» Extracted records:
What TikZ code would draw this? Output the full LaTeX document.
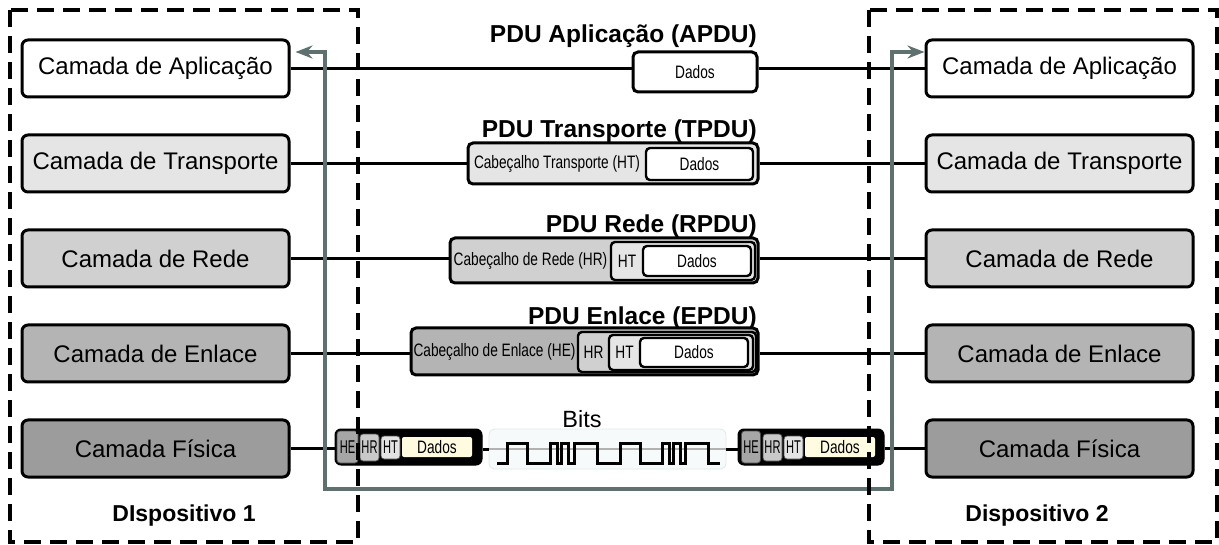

==

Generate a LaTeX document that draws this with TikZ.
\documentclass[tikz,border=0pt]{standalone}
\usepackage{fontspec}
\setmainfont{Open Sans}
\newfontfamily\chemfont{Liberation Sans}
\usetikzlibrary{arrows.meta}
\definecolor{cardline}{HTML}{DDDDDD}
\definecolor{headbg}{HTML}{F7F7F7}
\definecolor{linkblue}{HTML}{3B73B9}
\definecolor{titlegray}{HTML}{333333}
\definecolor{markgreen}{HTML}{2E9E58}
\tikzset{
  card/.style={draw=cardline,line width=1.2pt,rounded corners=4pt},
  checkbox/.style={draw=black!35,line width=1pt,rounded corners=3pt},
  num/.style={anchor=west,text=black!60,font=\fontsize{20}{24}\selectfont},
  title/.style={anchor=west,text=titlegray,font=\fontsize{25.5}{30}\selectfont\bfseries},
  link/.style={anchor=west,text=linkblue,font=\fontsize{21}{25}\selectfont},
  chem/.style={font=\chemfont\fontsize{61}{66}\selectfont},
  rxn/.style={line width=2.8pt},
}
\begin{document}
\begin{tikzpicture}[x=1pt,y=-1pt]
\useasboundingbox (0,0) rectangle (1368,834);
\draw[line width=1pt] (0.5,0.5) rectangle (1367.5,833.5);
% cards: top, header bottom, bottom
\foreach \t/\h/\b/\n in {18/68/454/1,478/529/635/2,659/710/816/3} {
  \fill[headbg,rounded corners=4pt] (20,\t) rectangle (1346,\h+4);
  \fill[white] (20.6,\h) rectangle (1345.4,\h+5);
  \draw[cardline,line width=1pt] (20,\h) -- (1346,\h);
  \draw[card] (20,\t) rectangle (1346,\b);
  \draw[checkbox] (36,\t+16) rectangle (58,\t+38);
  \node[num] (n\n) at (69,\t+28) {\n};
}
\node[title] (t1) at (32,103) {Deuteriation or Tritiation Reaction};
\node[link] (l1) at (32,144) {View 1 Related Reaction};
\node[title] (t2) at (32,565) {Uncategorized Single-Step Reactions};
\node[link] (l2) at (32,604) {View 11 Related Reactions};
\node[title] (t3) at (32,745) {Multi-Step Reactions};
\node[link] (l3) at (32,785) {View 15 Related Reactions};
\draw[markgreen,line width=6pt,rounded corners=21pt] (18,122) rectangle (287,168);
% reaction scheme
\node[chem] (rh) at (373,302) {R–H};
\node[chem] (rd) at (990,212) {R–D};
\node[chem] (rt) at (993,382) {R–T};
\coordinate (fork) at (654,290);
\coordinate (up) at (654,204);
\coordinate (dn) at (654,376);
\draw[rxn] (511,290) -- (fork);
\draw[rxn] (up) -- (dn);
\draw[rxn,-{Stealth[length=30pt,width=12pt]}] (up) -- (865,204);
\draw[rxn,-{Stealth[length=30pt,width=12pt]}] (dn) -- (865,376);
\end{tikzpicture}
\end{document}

» The request:
Copy all lines from the material that contain "LaTeX".

» The result:
What TikZ code would draw this? Output the full LaTeX document.
Generate a LaTeX document that draws this with TikZ.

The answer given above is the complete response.